Nice Nests are species-specific nestboxes built from discarded wood scraps salvaged from tear-downs, remodels, or new home construction. I transform waste wood back into breeding habitat for birds, bats, and bees. Each Nice Nest is carefully designed to create functional, science-based nesting habitat for the target species. Sadly, so many of the "birdhouses" out these are nothing more than cutesy, dysfunctional yard art made for people, not birds. Nice Nests are different. Every nestbox I build features:

 1)  Proper dimensions: The hole size, box depth, and floor diameter for every Nice Nests are species-specific. Correct hole size allow the target species to access the box while excluding invasives; the depth of the box is important in preventing predation; proper floor size allows the nestlings adequate room to grow.

2) Easy cleanout: Nice Nests are designed to make cleanout simple: just twist and pull the locking pin, grab the door pull and the door pivots up and open - no tools required. Removing the old nesting material is important for the health of the next generation of young. In my experience, cleaned nestboxes also get used at a higher rate by a broader range of species.

3) Drainage and ventilation: All Nice Nests have necessary ventilation up under the roof line - as well as drainage in the floor to keep the box cool and dry.

 4) Textured interior: Smooth wood on the inside of the door can pose a problem for fledglings who must climb up and out of the box. All Nice Nests featured a grooved surface on the inside of the door to assist the fledgling when its time to leave the nestbox..

5) Predator guards: Most Nice Nests feature a predator guard to prevent squirrels, rats, or woodpeckers from chewing or pecking open the entrance hole. The metal ring preserves the size of the access hole, protects the eggs and young from predation, and extends the functional life of the nestbox.

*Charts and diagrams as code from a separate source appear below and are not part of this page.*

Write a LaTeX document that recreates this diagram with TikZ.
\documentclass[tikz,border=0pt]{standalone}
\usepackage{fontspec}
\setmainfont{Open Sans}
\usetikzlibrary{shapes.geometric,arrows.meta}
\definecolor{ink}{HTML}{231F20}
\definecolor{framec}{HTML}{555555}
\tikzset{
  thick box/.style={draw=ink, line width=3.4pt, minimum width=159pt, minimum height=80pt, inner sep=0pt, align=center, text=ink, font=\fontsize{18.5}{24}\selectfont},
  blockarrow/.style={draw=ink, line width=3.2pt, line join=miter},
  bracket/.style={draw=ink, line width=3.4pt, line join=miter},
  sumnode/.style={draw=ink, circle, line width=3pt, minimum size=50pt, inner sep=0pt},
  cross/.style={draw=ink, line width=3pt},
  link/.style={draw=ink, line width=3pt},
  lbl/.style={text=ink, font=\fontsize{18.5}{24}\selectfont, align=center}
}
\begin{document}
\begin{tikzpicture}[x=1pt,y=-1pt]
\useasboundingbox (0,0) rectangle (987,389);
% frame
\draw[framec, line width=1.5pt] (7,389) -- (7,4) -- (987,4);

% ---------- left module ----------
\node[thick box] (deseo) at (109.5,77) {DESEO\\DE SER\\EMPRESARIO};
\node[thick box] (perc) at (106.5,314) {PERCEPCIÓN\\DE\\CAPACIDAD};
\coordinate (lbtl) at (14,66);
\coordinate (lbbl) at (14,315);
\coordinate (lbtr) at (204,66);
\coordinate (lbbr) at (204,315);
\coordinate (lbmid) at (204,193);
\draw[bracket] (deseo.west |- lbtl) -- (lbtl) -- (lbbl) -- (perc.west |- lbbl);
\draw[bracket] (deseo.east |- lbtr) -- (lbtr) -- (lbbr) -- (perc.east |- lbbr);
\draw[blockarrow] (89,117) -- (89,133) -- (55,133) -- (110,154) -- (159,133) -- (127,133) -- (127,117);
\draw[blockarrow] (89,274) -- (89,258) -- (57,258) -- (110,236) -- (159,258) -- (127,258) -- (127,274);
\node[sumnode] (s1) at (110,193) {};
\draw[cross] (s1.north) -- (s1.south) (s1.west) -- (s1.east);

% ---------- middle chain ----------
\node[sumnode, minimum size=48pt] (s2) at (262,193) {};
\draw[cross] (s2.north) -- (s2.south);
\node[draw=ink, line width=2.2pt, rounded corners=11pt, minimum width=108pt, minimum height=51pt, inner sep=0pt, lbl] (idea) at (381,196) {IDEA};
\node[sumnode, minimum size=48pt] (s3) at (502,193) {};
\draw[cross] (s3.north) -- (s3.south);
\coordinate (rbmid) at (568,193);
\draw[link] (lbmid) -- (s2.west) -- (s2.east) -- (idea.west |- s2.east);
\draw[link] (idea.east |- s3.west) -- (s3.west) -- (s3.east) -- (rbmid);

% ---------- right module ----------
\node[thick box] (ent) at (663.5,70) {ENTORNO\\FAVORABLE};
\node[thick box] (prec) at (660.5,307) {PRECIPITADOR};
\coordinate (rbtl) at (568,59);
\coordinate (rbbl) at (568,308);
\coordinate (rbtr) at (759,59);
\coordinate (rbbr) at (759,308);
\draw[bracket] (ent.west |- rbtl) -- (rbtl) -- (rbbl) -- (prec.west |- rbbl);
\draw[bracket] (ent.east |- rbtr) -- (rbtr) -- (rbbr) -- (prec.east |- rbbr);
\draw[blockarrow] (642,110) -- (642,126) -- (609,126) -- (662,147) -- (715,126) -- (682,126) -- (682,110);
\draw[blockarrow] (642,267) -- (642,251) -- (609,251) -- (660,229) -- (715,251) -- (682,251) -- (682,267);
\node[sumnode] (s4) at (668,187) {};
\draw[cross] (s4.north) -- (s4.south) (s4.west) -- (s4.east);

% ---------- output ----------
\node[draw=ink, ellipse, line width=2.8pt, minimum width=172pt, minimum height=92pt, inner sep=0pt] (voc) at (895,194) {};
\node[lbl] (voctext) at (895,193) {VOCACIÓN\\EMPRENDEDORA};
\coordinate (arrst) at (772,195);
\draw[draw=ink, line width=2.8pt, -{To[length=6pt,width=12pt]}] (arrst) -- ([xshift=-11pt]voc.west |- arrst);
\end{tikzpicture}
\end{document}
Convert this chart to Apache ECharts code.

My mission at Nice Nests is to re-purpose waste wood into science-based nesting habitat for future generations of our feathered friends (and bats and bees!). Still, I love the artistry involved: each Nice Nest is a unique work of functional art.  I personally build every Nest - from salvaging the wood, to re-purposing it into modern, rustic, inventive, and supremely functional habitat. The accents of color are matched to nature: the red of the crest of Pileated Woodpecker, the vibrant green of Wolf Moss (letharia vulpina), the yellow is Arrowleaf Balsamroot, the native sunflower of the American West, the purple matched to a scraggly lilac that grows next to a long-abandoned barn near Twisp, WA.  The salvaged wood has a story. So do the door pulls, ranging from random rusty bolts from ancient farm machinery to river rocks polished by water and time. 

In addition to building Nice Nests, I work with landowners and conservation organizations to conserve, create, or enhance breeding habitat for cavity-nesting birds. I offer on-site installation and consultation services for everything from backyards to landscape-scale projects covering hundred of acres.